A C source file is analogous to an Ada package body. Static, non-local variables (i.e., those not declared in the scope of a function) in a C source file are like variables declared in the body of an Ada package: client modules have no knowledge of such variables and no access to them, except through declared procedures. Static functions in a C source file are like Ada procedures which are defined in the body of a package but not in the package specification: internal to the package, these procedures cannot be called by client modules.
For example, a package for accessing system variables might appear as follows in Ada:
package SYV_UTIL is -- Global debug switch. SYV_UTIL_DEBUG: BOOLEAN := FALSE ; -- Get list of discrete states. function SYV_GET_STATES (MNEMONIC: STRING) return STATE_LIST ; -- Load system variables. procedure SYV_LOAD (MISSION: STRING) ; -- Lookup a system variable. function SYV_LOOKUP (MNEMONIC: STRING) return ADDRESS ; end SYV_UTIL ; package body SYV_UTIL is -- Internal variables. SHMEM_ADDRESS: ADDRESS := null ; type LIST_NODE is record ... end record ; SYSVAR_LIST: access LIST_NODE := null ; -- Public functions. function SYV_GET_STATES (MNEMONIC: STRING) return STATE_LIST is begin ... returns list of discrete states defined for mnemonic ... end ; procedure SYV_LOAD (MISSION: STRING) is begin ... loads system variable database ... end SYV_LOAD ; function SYV_LOOKUP (MNEMONIC: STRING) return ADDRESS is begin ... returns address of system variable ... end SYV_LOOKUP ; -- Internal function called by -- SYV_GET_STATES and SYV_LOOKUP. function SYV_LOCATE (MNEMONIC: STRING) return access LIST_NODE is begin ... locates mnemonic's node in system variable list ... end SYV_LOCATE ; end SYV_UTIL ;
(Disclaimer: My Ada knowledge has been collecting cobwebs, so please excuse any bloopers in the code above.) A comparable package in C, stored in a single file, would look as follows:
int syv_util_debug = 0 ; /* Global debug switch. */ /* Internal variables. */ static void *shmem_address = NULL ; typedef struct list_node { ... } list_node ; static list_node *sysvar_list = NULL ; /* Public functions. */ state_list syv_get_states () ; void syv_load (), *syv_lookup () ; /* Internal functions. */ static list_node *syv_locate () ; state_list syv_get_states (mnemonic) char *mnemonic ; { ... returns list of discrete states defined for mnemonic ... } void syv_load (mission) char *mission ; { ... loads system variable database ... } void *syv_lookup (mnemonic) char *mnemonic ; { ... returns address of system variable ... } /* Internal function called by SYV_GET_STATES and SYV_LOOKUP. */ static list_node *syv_locate (mnemonic) char *mnemonic ; { ... locates mnemonic's node in system variable list ... }
Clients (users) of the system variable package (in either language) cannot
reference the shmem_address
or sysvar_list
variables, have no knowledge of the structure of list nodes, and cannot
call the internal procedure, syv_locate()
. These restrictions
are not just a matter of the design methodology you follow - they are
enforced by the compiler. Breaking the C functions out into separate files
would require that the static variables be made global, that the structure
of list nodes be made common knowledge, and that the
syv_locate()
function become callable from anywhere in a
program. You can, of course, trust to people's good intentions and ignore
the potential for malicious access to these "hidden" variables and
functions, but what about programs that access them out of necessity or as
a shortcut? Any changes to the implementation of system variables could
have a major impact on such closely-coupled software.
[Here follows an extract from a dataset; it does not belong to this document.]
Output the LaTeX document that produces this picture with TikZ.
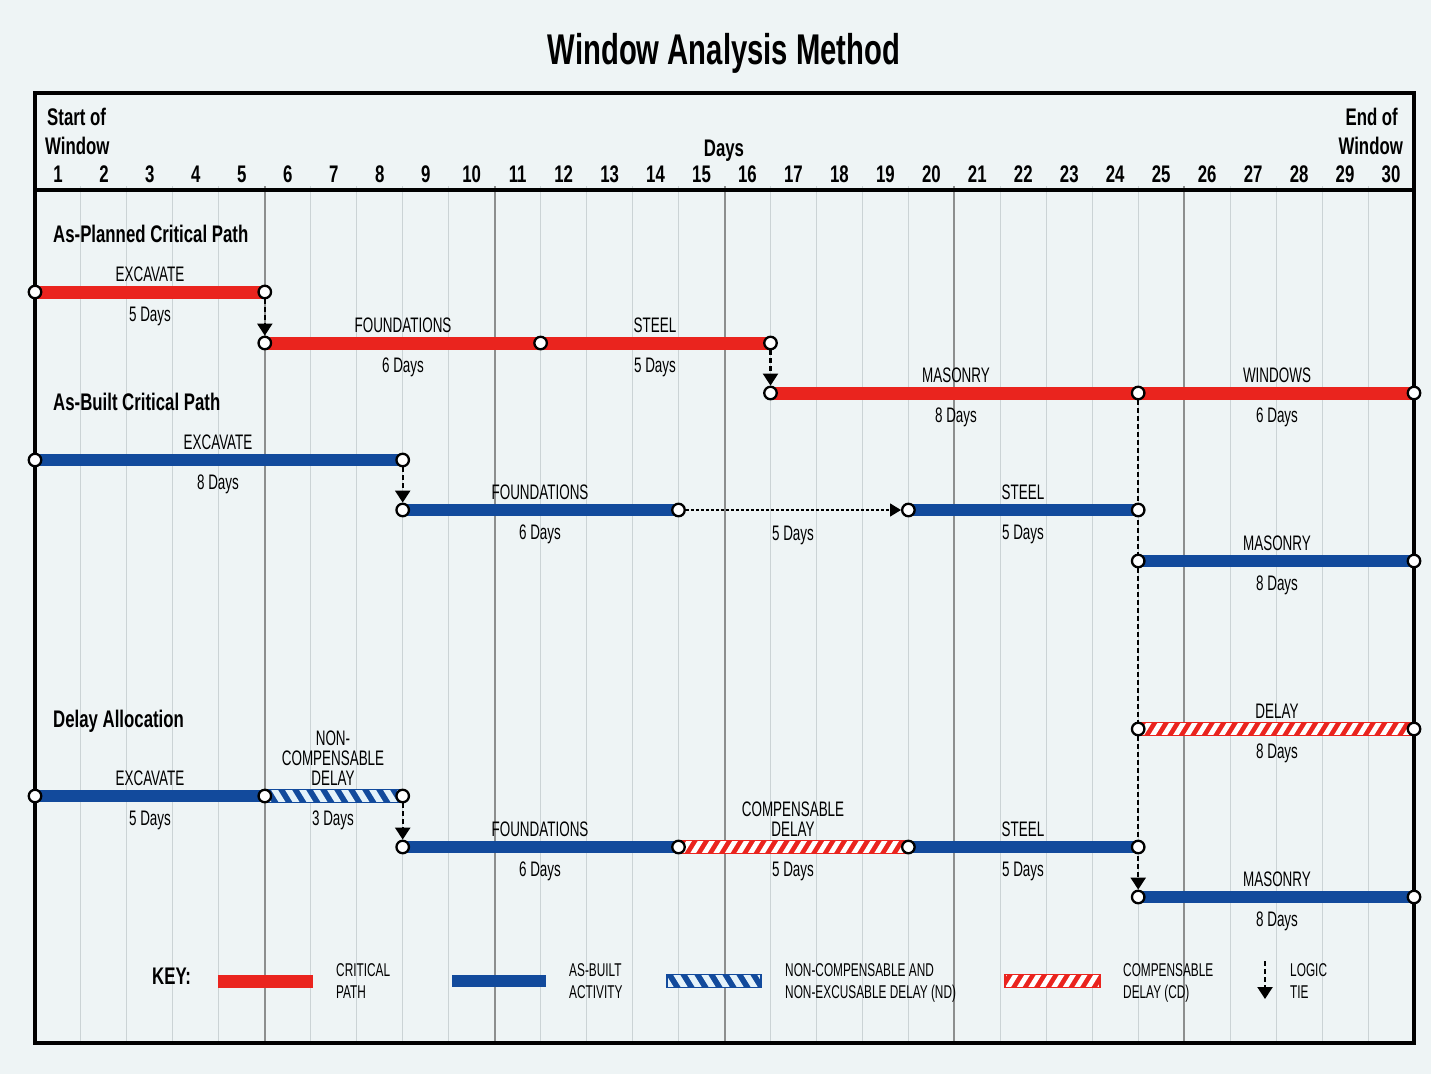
\documentclass[tikz,border=0pt]{standalone}
\usepackage{fontspec}
\setmainfont{Liberation Sans}
\newfontfamily\lblf[FakeStretch=0.64]{Liberation Sans}
\newfontfamily\hdf[FakeStretch=0.70]{Liberation Sans}
\newfontfamily\ttlf[FakeStretch=0.68]{Liberation Sans}
\usetikzlibrary{arrows.meta}
\pgfdeclarelayer{gridlayer}
\pgfdeclarelayer{barlayer}
\pgfsetlayers{gridlayer,barlayer,main}
\definecolor{cpred}{RGB}{234,36,30}
\definecolor{cpblue}{RGB}{18,74,156}
\definecolor{bgc}{RGB}{238,244,245}
\definecolor{gridl}{RGB}{203,211,213}
\definecolor{gridd}{RGB}{140,142,142}
\definecolor{hatchlt}{RGB}{228,242,250}
\newcommand\hatchbar[7]{%
  \begin{scope}
    \clip (#1,#3-6.5) rectangle (#2,#3+6.5);
    \fill[#4] (#1,#3-6.5) rectangle (#2,#3+6.5);
    \foreach \k in {-2,...,26}{
      \fill[#5] (#1+#7*\k,#3+6.5) -- ++(#7/2,0) -- ++(#6*8,-13) -- ++(-#7/2,0) -- cycle;
    }
  \end{scope}
  \draw[#4, line width=1.5pt] (#1,#3-6.5) rectangle (#2,#3+6.5);}
\begin{document}
\begin{tikzpicture}[x=1pt,y=-1pt,
  pt/.style={circle, draw=black, fill=white, line width=2.3pt, inner sep=0pt, minimum size=12.5pt},
  redbar/.style={draw=cpred, line width=13pt},
  bluebar/.style={draw=cpblue, line width=12pt},
  tie/.style={draw=black, line width=2.2pt, dash pattern=on 5pt off 3pt, -{Triangle[width=15pt,length=12pt]}},
  gaptie/.style={draw=black, line width=1.4pt, dash pattern=on 3pt off 2pt, -{Triangle[width=13pt,length=11pt]}},
  lbl/.style={font=\lblf\fontsize{21}{21}\selectfont, inner sep=0pt, anchor=base},
  hd/.style={font=\hdf\bfseries\fontsize{24}{24}\selectfont, inner sep=0pt, anchor=base west},
  hde/.style={font=\hdf\bfseries\fontsize{24}{24}\selectfont, inner sep=0pt, anchor=base east},
  day/.style={font=\hdf\bfseries\fontsize{24}{24}\selectfont, inner sep=0pt, anchor=base},
  keyt/.style={font=\lblf\fontsize{18.5}{18.5}\selectfont, inner sep=0pt, anchor=base west}]
\useasboundingbox (0,0) rectangle (1431,1074);
\begin{pgfonlayer}{gridlayer}
  \fill[bgc] (0,0) rectangle (1431,1074);
  \foreach \k in {1,...,29}{\draw[gridl, line width=1pt] ({35+45.967*\k},186) -- ({35+45.967*\k},1043);}
  \foreach \k in {5,10,15,20,25}{\draw[gridd, line width=2pt] ({35+45.967*\k},186) -- ({35+45.967*\k},1043);}
\end{pgfonlayer}
% frame
\draw[line width=4pt] (35,93) rectangle (1414,1043);
\draw[line width=4pt] (35,190) -- (1414,190);
% title and header
\node[font=\ttlf\bfseries\fontsize{43}{43}\selectfont, inner sep=0pt, anchor=base] (title) at (724,64) {Window Analysis Method};
\node[hd] (start1) at (47,125) {Start of};
\node[hd] (start2) at (45,154) {Window};
\node[hde] (end1) at (1398,125) {End of};
\node[hde] (end2) at (1403,154) {Window};
\node[day] (days) at (724,156) {Days};
\foreach \k in {1,...,30}{\node[day] (d\k) at ({35+45.967*(\k-0.5)},182) {\k};}
% section headings
\node[hd] (h1) at (53,242) {As-Planned Critical Path};
\node[hd] (h2) at (53,410) {As-Built Critical Path};
\node[hd] (h3) at (53,727) {Delay Allocation};
% coordinates
\coordinate (pe0) at (35,292); \coordinate (pe1) at (264.8,292);
\coordinate (pf0) at (264.8,343); \coordinate (pf1) at (540.6,343); \coordinate (ps1) at (770.5,343);
\coordinate (pm0) at (770.5,393); \coordinate (pm1) at (1138.2,393); \coordinate (pw1) at (1414,393);
\coordinate (be0) at (35,460); \coordinate (be1) at (402.7,460);
\coordinate (bf0) at (402.7,510); \coordinate (bf1) at (678.5,510);
\coordinate (bs0) at (908.4,510); \coordinate (bs1) at (1138.2,510);
\coordinate (bm0) at (1138.2,561); \coordinate (bm1) at (1414,561);
\coordinate (de0) at (35,796); \coordinate (de1) at (264.8,796); \coordinate (dn1) at (402.7,796);
\coordinate (df0) at (402.7,847); \coordinate (df1) at (678.5,847); \coordinate (dc1) at (908.4,847); \coordinate (ds1) at (1138.2,847);
\coordinate (dd0) at (1138.2,729); \coordinate (dd1) at (1414,729);
\coordinate (dm0) at (1138.2,897); \coordinate (dm1) at (1414,897);
% circles
\foreach \c in {pe0,pe1,pf0,pf1,ps1,pm0,pm1,pw1,be0,be1,bf0,bf1,bs0,bs1,bm0,bm1,de0,de1,dn1,df0,df1,dc1,ds1,dd0,dd1,dm0,dm1}{
  \node[pt] (n\c) at (\c) {};}
% bars and ties
\begin{pgfonlayer}{barlayer}
  \draw[redbar] (pe0) -- (pe1);
  \draw[redbar] (pf0) -- (pf1);
  \draw[redbar] (pf1) -- (ps1);
  \draw[redbar] (pm0) -- (pm1);
  \draw[redbar] (pm1) -- (pw1);
  \draw[bluebar] (be0) -- (be1);
  \draw[bluebar] (bf0) -- (bf1);
  \draw[bluebar] (bs0) -- (bs1);
  \draw[bluebar] (bm0) -- (bm1);
  \draw[bluebar] (de0) -- (de1);
  \hatchbar{264.8}{402.7}{796}{cpblue}{hatchlt}{-1}{14}
  \draw[bluebar] (df0) -- (df1);
  \hatchbar{678.5}{908.4}{847}{cpred}{white}{1}{11.5}
  \draw[bluebar] (dc1) -- (ds1);
  \hatchbar{1138.2}{1414}{729}{cpred}{white}{1}{11.5}
  \draw[bluebar] (dm0) -- (dm1);
  \draw[tie] (npe1) -- (npf0);
  \draw[tie] (nps1) -- (npm0);
  \draw[tie] (nbe1) -- (nbf0);
  \draw[gaptie] (nbf1) -- (nbs0);
  \draw[tie] (npm1) -- (ndm0);
  \draw[tie] (ndn1) -- (ndf0);
\end{pgfonlayer}
% labels planned
\node[lbl] (l1) at (150,281) {EXCAVATE};
\node[lbl] (l2) at (150,321) {5 Days};
\node[lbl] (l3) at (403,332) {FOUNDATIONS};
\node[lbl] (l4) at (403,372) {6 Days};
\node[lbl] (l5) at (655,332) {STEEL};
\node[lbl] (l6) at (655,372) {5 Days};
\node[lbl] (l7) at (956,382) {MASONRY};
\node[lbl] (l8) at (956,422) {8 Days};
\node[lbl] (l9) at (1277,382) {WINDOWS};
\node[lbl] (l10) at (1277,422) {6 Days};
% labels as-built
\node[lbl] (m1) at (218,449) {EXCAVATE};
\node[lbl] (m2) at (218,489) {8 Days};
\node[lbl] (m3) at (540,499) {FOUNDATIONS};
\node[lbl] (m4) at (540,539) {6 Days};
\node[lbl] (m5) at (793,540) {5 Days};
\node[lbl] (m6) at (1023,499) {STEEL};
\node[lbl] (m7) at (1023,539) {5 Days};
\node[lbl] (m8) at (1277,550) {MASONRY};
\node[lbl] (m9) at (1277,590) {8 Days};
% labels delay allocation
\node[lbl] (q1) at (1277,718) {DELAY};
\node[lbl] (q2) at (1277,758) {8 Days};
\node[lbl] (q3) at (150,785) {EXCAVATE};
\node[lbl] (q4) at (150,825) {5 Days};
\node[lbl] (q5) at (333,745) {NON-};
\node[lbl] (q6) at (333,765) {COMPENSABLE};
\node[lbl] (q7) at (333,785) {DELAY};
\node[lbl] (q8) at (333,825) {3 Days};
\node[lbl] (q9) at (540,836) {FOUNDATIONS};
\node[lbl] (q10) at (540,876) {6 Days};
\node[lbl] (q11) at (793,816) {COMPENSABLE};
\node[lbl] (q12) at (793,836) {DELAY};
\node[lbl] (q13) at (793,876) {5 Days};
\node[lbl] (q14) at (1023,836) {STEEL};
\node[lbl] (q15) at (1023,876) {5 Days};
\node[lbl] (q16) at (1277,886) {MASONRY};
\node[lbl] (q17) at (1277,926) {8 Days};
% key
\node[hd] (key) at (152,984) {KEY:};
\coordinate (kr0) at (218,981); \coordinate (kr1) at (313,981);
\coordinate (kb0) at (452,981); \coordinate (kb1) at (546,981);
\draw[redbar] (kr0) -- (kr1);
\draw[bluebar] (kb0) -- (kb1);
\hatchbar{667}{761}{981}{cpblue}{hatchlt}{-1}{14}
\hatchbar{1005}{1100}{981}{cpred}{white}{1}{11.5}
\coordinate (kt0) at (1265,961); \coordinate (kt1) at (1265,999);
\draw[tie] (kt0) -- (kt1);
\node[keyt] (k1) at (336,976) {CRITICAL};
\node[keyt] (k2) at (336,998) {PATH};
\node[keyt] (k3) at (569,976) {AS-BUILT};
\node[keyt] (k4) at (569,998) {ACTIVITY};
\node[keyt] (k5) at (785,976) {NON-COMPENSABLE AND};
\node[keyt] (k6) at (785,998) {NON-EXCUSABLE DELAY (ND)};
\node[keyt] (k7) at (1123,976) {COMPENSABLE};
\node[keyt] (k8) at (1123,998) {DELAY (CD)};
\node[keyt] (k9) at (1290,976) {LOGIC};
\node[keyt] (k10) at (1290,998) {TIE};
\end{tikzpicture}
\end{document}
Particularly effective use of the C package concept is exhibited in the
TPOCC event logging utilities written by Meng Lin. An application
program's access to the event logging facility is only possible through 2
routines, evt_init()
and vsend_event()
, found in
one file, events_util.c
. evt_init()
initializes
the interface to the event logger. The fact that evt_init()
loads 3 database files and establishes a network connection to the event
logger is immaterial to the application program. evt_init()
could just as well be opening a disk file for the event log and the texts
of event messages could be hard-coded in a string array. The details of
how vsend_event()
looks up the text of an event message,
formats the message arguments, and writes the event packet out on the
network are also of no consequence to the application program. The
internal implementation of the event logging utilities could be completely
revamped without affecting any of the applications software; the
applications would have to be relinked to the TPOCC library, but no
recompiles would be required.
The data services library, on the other hand, stores each of its functions
in a different file. Although the functions' calling sequences shield
client applications from implementation details to a certain extent, the
"internal" data structures are all global. The lack of a function for
building an I/O selection mask for data server connections forced
application programs themselves to scan the library's list of connected
servers. This kludge, documented in the Release 1 edition of the TPOCC
Implementation Guide and currently used in the TPOCC-based report
generators, produces an unhealthy dependence of an application on the
internals of the data services library. A new (Release 2) function,
ds_mask()
, obviates the need for the kludge, but tracking down
and eliminating the use of such kludges could be a major maintenance
headache in some cases.
I hope the preceding discussion has shown how the C language supports good software design principles. Rather than being encouraged to put separate functions in separate files, C programmers should be encouraged to encapsulate functionality and data in C function "packages".